---------- Data shown ----------

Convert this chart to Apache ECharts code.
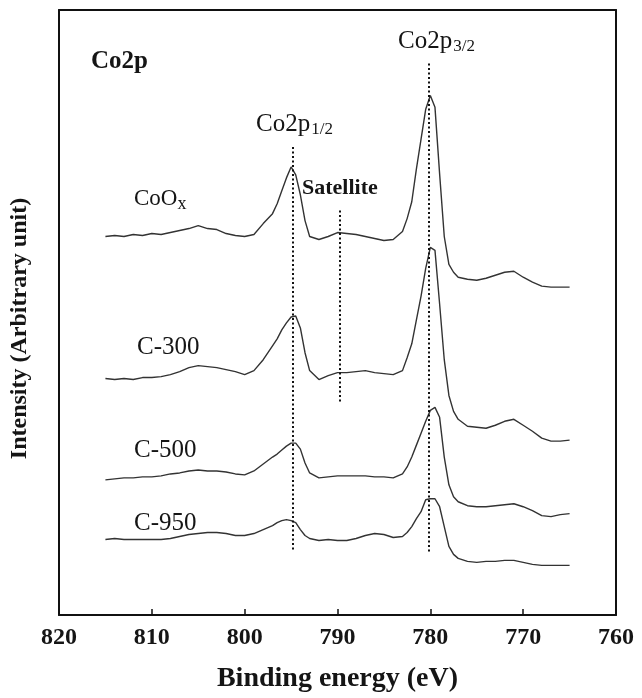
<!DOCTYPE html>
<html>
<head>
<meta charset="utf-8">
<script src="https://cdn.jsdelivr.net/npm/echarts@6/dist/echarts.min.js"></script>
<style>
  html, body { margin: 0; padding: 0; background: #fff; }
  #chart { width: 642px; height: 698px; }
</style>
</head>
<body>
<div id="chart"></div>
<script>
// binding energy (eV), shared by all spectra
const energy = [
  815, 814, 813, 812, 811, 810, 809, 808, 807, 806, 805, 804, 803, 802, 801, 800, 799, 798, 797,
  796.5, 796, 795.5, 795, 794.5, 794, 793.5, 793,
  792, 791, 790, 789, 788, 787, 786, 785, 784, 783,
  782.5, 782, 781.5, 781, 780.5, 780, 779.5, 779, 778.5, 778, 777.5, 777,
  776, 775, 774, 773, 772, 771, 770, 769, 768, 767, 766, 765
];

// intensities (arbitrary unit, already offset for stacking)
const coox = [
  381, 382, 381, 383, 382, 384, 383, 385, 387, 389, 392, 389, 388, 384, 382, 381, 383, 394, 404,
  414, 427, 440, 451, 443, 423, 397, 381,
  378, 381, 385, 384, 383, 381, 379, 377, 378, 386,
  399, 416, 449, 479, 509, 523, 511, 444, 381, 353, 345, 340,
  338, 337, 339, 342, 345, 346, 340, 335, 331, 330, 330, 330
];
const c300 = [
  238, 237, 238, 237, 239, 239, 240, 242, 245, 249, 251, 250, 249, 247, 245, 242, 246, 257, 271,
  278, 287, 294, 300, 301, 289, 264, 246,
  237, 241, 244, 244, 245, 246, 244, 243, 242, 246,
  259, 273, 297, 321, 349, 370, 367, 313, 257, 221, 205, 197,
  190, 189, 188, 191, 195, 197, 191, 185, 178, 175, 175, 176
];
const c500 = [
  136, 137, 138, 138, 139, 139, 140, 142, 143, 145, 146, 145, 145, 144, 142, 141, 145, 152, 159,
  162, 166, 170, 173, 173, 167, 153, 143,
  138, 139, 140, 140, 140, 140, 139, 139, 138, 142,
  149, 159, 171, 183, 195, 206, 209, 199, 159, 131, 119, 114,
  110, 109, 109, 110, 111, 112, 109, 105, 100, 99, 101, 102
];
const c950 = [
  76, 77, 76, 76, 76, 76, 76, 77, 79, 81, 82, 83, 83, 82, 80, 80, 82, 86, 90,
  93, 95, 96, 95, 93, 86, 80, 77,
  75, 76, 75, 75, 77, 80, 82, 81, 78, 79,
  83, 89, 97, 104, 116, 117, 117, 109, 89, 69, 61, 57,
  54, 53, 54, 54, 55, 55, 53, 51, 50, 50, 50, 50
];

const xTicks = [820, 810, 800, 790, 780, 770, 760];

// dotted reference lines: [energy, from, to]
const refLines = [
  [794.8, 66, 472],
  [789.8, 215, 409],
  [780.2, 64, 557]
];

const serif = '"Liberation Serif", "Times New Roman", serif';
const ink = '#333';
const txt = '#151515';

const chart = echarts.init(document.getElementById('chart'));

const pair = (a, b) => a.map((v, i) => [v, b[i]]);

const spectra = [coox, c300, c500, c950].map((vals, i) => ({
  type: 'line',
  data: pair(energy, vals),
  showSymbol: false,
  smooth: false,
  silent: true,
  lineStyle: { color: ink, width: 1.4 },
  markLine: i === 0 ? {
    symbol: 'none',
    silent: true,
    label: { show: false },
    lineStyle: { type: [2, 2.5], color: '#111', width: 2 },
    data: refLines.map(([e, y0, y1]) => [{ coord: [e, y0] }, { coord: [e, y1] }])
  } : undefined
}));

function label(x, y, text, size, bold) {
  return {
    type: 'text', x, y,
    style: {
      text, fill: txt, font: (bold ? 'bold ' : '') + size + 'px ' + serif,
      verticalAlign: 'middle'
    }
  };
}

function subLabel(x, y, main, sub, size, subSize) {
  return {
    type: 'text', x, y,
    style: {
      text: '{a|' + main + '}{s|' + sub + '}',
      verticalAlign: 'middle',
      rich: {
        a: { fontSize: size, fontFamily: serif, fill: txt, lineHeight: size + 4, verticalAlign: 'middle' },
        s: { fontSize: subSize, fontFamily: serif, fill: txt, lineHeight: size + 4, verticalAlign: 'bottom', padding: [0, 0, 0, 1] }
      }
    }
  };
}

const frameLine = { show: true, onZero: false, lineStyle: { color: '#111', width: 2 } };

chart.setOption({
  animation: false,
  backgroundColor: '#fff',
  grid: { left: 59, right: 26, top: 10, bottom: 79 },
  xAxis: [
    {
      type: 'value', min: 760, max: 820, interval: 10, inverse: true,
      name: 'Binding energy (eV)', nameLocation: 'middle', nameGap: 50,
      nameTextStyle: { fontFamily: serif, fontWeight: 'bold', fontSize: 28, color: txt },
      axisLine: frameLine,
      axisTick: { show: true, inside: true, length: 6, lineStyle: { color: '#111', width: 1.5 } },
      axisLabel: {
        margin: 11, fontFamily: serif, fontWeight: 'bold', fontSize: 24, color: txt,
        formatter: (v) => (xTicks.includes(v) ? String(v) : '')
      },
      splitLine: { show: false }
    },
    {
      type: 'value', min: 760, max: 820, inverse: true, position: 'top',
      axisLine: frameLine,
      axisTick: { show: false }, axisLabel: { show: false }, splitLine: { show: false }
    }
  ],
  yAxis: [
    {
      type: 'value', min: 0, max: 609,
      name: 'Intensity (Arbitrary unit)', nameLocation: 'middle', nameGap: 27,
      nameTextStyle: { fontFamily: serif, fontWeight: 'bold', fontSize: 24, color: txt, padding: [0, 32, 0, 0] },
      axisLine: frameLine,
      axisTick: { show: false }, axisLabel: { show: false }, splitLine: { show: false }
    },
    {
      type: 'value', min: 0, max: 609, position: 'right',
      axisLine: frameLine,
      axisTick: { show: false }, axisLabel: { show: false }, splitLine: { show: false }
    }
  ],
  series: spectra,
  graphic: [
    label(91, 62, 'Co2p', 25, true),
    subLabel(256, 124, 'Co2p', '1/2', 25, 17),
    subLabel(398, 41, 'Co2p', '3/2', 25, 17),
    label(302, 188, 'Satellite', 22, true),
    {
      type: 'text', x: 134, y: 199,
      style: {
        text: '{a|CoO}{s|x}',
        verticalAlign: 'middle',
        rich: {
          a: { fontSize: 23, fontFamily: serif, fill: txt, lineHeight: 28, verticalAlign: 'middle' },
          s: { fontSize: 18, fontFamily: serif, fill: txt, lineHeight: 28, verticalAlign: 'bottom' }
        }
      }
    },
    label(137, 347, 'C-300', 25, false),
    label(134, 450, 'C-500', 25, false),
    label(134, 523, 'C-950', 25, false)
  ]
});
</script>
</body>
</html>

----------
---------- Data shown ----------

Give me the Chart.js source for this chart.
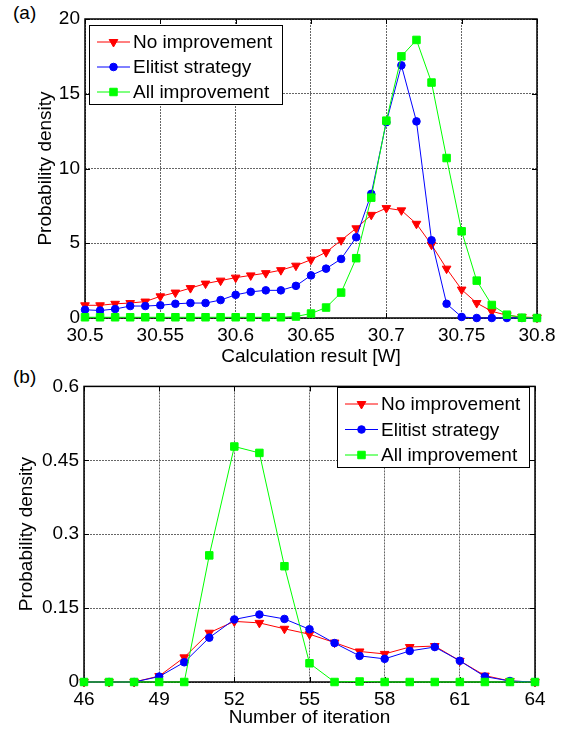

----------
---------- Data shown ----------

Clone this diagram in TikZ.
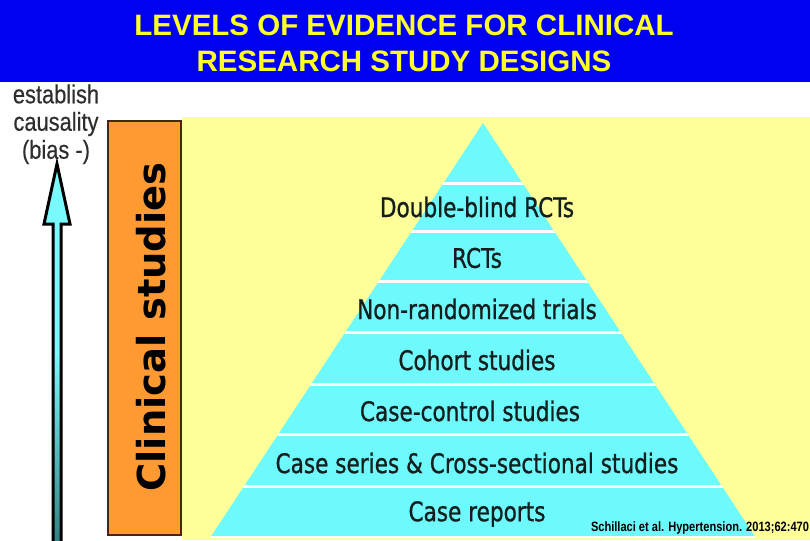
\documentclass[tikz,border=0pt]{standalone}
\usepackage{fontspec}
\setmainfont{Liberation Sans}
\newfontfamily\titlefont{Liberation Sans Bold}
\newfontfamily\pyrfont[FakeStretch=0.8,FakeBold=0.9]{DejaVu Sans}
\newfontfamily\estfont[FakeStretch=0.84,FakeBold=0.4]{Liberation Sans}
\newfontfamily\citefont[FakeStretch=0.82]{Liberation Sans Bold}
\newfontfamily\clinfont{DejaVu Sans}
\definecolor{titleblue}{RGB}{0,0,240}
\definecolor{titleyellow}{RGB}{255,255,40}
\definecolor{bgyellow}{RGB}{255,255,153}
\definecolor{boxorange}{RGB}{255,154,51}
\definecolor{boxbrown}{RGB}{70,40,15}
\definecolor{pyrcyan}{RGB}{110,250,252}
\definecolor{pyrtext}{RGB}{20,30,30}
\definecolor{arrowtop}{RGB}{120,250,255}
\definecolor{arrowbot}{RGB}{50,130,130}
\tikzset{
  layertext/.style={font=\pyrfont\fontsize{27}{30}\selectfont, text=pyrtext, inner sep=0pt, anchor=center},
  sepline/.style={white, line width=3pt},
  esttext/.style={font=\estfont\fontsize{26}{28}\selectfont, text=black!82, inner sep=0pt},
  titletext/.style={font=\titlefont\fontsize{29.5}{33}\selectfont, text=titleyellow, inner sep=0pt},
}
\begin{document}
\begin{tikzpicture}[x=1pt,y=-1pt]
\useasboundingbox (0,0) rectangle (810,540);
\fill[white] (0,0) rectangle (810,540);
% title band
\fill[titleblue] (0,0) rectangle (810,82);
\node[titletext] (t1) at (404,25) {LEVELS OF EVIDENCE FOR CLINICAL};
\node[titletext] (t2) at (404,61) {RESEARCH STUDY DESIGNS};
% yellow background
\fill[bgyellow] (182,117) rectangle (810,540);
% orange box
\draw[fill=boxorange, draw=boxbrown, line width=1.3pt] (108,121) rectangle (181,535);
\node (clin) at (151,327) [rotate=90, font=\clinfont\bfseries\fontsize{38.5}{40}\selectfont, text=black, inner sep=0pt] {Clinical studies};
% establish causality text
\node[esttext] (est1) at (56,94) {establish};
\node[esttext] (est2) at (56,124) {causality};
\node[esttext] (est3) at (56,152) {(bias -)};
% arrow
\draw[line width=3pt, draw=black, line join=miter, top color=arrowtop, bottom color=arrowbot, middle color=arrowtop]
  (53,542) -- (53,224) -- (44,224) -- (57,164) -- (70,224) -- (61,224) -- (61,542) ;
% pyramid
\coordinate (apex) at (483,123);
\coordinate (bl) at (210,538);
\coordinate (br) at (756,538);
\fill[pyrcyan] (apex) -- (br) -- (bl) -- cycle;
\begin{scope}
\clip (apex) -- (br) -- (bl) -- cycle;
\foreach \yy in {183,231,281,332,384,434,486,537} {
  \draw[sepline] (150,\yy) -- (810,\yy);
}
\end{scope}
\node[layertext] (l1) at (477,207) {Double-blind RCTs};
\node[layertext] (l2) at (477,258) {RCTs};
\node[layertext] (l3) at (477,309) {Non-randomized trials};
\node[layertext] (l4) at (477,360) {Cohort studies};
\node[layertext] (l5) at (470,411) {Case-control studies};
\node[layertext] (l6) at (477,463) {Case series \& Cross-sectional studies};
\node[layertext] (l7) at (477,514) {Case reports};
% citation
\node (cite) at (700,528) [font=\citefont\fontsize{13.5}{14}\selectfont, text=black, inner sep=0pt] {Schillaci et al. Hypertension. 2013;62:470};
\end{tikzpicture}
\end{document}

----------

Directions =>
Your answer should be a single number: the count of lines in these records that hold the string "this".

Response =>
3